**WRITTEN TASK**
Each line below should be retyped exactly, with no pictures.
────────────────────
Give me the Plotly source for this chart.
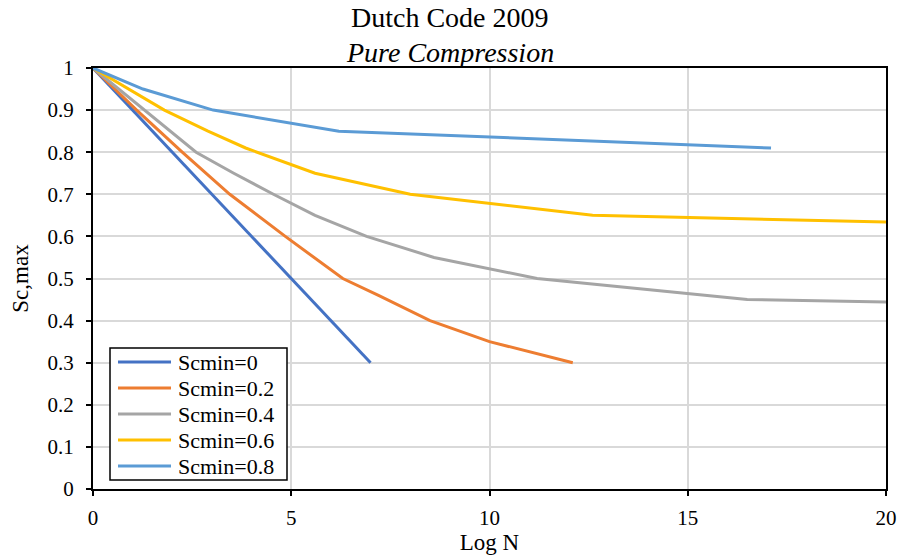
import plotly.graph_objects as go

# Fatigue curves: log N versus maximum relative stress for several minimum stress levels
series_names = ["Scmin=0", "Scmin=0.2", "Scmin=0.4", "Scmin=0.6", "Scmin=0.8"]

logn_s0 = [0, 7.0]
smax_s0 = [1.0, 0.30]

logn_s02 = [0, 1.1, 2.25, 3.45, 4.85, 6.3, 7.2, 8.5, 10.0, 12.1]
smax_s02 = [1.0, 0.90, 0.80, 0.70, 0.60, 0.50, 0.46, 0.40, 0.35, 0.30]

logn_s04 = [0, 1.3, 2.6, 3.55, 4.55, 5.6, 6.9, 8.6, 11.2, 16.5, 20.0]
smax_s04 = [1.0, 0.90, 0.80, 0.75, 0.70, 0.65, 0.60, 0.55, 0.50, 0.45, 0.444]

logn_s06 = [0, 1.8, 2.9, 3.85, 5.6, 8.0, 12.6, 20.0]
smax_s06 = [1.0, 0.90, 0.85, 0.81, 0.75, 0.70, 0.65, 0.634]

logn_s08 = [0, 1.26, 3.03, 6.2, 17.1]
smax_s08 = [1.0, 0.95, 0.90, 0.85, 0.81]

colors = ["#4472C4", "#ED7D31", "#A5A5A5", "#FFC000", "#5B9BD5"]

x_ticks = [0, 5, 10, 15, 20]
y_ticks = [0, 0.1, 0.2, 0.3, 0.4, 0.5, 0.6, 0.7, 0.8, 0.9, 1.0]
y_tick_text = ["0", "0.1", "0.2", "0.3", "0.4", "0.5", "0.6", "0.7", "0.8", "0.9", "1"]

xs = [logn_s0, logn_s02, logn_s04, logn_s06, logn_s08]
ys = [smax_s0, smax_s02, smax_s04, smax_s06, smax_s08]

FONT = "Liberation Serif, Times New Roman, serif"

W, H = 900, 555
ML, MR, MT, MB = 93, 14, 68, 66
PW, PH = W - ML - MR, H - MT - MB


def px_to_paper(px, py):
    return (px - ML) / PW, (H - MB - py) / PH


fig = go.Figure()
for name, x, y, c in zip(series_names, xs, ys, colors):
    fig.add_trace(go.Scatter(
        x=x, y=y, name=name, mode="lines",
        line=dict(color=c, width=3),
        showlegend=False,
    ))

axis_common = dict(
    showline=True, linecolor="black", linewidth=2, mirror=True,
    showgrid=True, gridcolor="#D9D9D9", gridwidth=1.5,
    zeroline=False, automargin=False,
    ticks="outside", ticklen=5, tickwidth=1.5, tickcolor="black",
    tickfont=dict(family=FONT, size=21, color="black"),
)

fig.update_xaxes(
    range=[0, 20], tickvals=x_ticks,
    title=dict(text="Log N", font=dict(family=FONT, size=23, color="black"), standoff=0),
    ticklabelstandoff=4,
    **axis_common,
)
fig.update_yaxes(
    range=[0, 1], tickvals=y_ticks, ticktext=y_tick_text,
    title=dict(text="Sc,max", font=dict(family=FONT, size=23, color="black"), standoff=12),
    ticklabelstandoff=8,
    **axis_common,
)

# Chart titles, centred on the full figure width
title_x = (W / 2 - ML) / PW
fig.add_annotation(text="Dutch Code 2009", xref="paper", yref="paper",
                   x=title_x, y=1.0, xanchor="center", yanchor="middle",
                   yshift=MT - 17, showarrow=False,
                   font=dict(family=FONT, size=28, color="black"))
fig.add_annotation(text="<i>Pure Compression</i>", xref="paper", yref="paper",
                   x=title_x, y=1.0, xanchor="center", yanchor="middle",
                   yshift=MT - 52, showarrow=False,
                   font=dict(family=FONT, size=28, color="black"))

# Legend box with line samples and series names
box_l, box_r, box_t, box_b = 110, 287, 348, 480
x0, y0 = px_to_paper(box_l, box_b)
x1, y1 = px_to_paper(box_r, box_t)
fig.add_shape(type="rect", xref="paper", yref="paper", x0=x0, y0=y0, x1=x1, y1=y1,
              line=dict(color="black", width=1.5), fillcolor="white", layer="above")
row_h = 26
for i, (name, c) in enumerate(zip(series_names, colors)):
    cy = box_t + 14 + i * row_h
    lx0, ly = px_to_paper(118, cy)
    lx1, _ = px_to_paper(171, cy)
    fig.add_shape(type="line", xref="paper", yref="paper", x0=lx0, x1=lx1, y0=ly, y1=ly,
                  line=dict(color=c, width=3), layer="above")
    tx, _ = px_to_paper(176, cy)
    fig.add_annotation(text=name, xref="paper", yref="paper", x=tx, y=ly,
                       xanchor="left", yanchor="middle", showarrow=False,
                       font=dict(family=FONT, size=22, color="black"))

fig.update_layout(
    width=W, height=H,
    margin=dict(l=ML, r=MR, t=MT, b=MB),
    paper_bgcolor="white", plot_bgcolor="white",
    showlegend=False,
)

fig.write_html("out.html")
────────────────────
**EXPECTED ANSWER**
Give me the Plotly source for this chart.
import plotly.graph_objects as go

# Fatigue curves: log N versus maximum relative stress for several minimum stress levels
series_names = ["Scmin=0", "Scmin=0.2", "Scmin=0.4", "Scmin=0.6", "Scmin=0.8"]

logn_s0 = [0, 7.0]
smax_s0 = [1.0, 0.30]

logn_s02 = [0, 1.1, 2.25, 3.45, 4.85, 6.3, 7.2, 8.5, 10.0, 12.1]
smax_s02 = [1.0, 0.90, 0.80, 0.70, 0.60, 0.50, 0.46, 0.40, 0.35, 0.30]

logn_s04 = [0, 1.3, 2.6, 3.55, 4.55, 5.6, 6.9, 8.6, 11.2, 16.5, 20.0]
smax_s04 = [1.0, 0.90, 0.80, 0.75, 0.70, 0.65, 0.60, 0.55, 0.50, 0.45, 0.444]

logn_s06 = [0, 1.8, 2.9, 3.85, 5.6, 8.0, 12.6, 20.0]
smax_s06 = [1.0, 0.90, 0.85, 0.81, 0.75, 0.70, 0.65, 0.634]

logn_s08 = [0, 1.26, 3.03, 6.2, 17.1]
smax_s08 = [1.0, 0.95, 0.90, 0.85, 0.81]

colors = ["#4472C4", "#ED7D31", "#A5A5A5", "#FFC000", "#5B9BD5"]

x_ticks = [0, 5, 10, 15, 20]
y_ticks = [0, 0.1, 0.2, 0.3, 0.4, 0.5, 0.6, 0.7, 0.8, 0.9, 1.0]
y_tick_text = ["0", "0.1", "0.2", "0.3", "0.4", "0.5", "0.6", "0.7", "0.8", "0.9", "1"]

xs = [logn_s0, logn_s02, logn_s04, logn_s06, logn_s08]
ys = [smax_s0, smax_s02, smax_s04, smax_s06, smax_s08]

FONT = "Liberation Serif, Times New Roman, serif"

W, H = 900, 555
ML, MR, MT, MB = 93, 14, 68, 66
PW, PH = W - ML - MR, H - MT - MB


def px_to_paper(px, py):
    return (px - ML) / PW, (H - MB - py) / PH


fig = go.Figure()
for name, x, y, c in zip(series_names, xs, ys, colors):
    fig.add_trace(go.Scatter(
        x=x, y=y, name=name, mode="lines",
        line=dict(color=c, width=3),
        showlegend=False,
    ))

axis_common = dict(
    showline=True, linecolor="black", linewidth=2, mirror=True,
    showgrid=True, gridcolor="#D9D9D9", gridwidth=1.5,
    zeroline=False, automargin=False,
    ticks="outside", ticklen=5, tickwidth=1.5, tickcolor="black",
    tickfont=dict(family=FONT, size=21, color="black"),
)

fig.update_xaxes(
    range=[0, 20], tickvals=x_ticks,
    title=dict(text="Log N", font=dict(family=FONT, size=23, color="black"), standoff=0),
    ticklabelstandoff=4,
    **axis_common,
)
fig.update_yaxes(
    range=[0, 1], tickvals=y_ticks, ticktext=y_tick_text,
    title=dict(text="Sc,max", font=dict(family=FONT, size=23, color="black"), standoff=12),
    ticklabelstandoff=8,
    **axis_common,
)

# Chart titles, centred on the full figure width
title_x = (W / 2 - ML) / PW
fig.add_annotation(text="Dutch Code 2009", xref="paper", yref="paper",
                   x=title_x, y=1.0, xanchor="center", yanchor="middle",
                   yshift=MT - 17, showarrow=False,
                   font=dict(family=FONT, size=28, color="black"))
fig.add_annotation(text="<i>Pure Compression</i>", xref="paper", yref="paper",
                   x=title_x, y=1.0, xanchor="center", yanchor="middle",
                   yshift=MT - 52, showarrow=False,
                   font=dict(family=FONT, size=28, color="black"))

# Legend box with line samples and series names
box_l, box_r, box_t, box_b = 110, 287, 348, 480
x0, y0 = px_to_paper(box_l, box_b)
x1, y1 = px_to_paper(box_r, box_t)
fig.add_shape(type="rect", xref="paper", yref="paper", x0=x0, y0=y0, x1=x1, y1=y1,
              line=dict(color="black", width=1.5), fillcolor="white", layer="above")
row_h = 26
for i, (name, c) in enumerate(zip(series_names, colors)):
    cy = box_t + 14 + i * row_h
    lx0, ly = px_to_paper(118, cy)
    lx1, _ = px_to_paper(171, cy)
    fig.add_shape(type="line", xref="paper", yref="paper", x0=lx0, x1=lx1, y0=ly, y1=ly,
                  line=dict(color=c, width=3), layer="above")
    tx, _ = px_to_paper(176, cy)
    fig.add_annotation(text=name, xref="paper", yref="paper", x=tx, y=ly,
                       xanchor="left", yanchor="middle", showarrow=False,
                       font=dict(family=FONT, size=22, color="black"))

fig.update_layout(
    width=W, height=H,
    margin=dict(l=ML, r=MR, t=MT, b=MB),
    paper_bgcolor="white", plot_bgcolor="white",
    showlegend=False,
)

fig.write_html("out.html")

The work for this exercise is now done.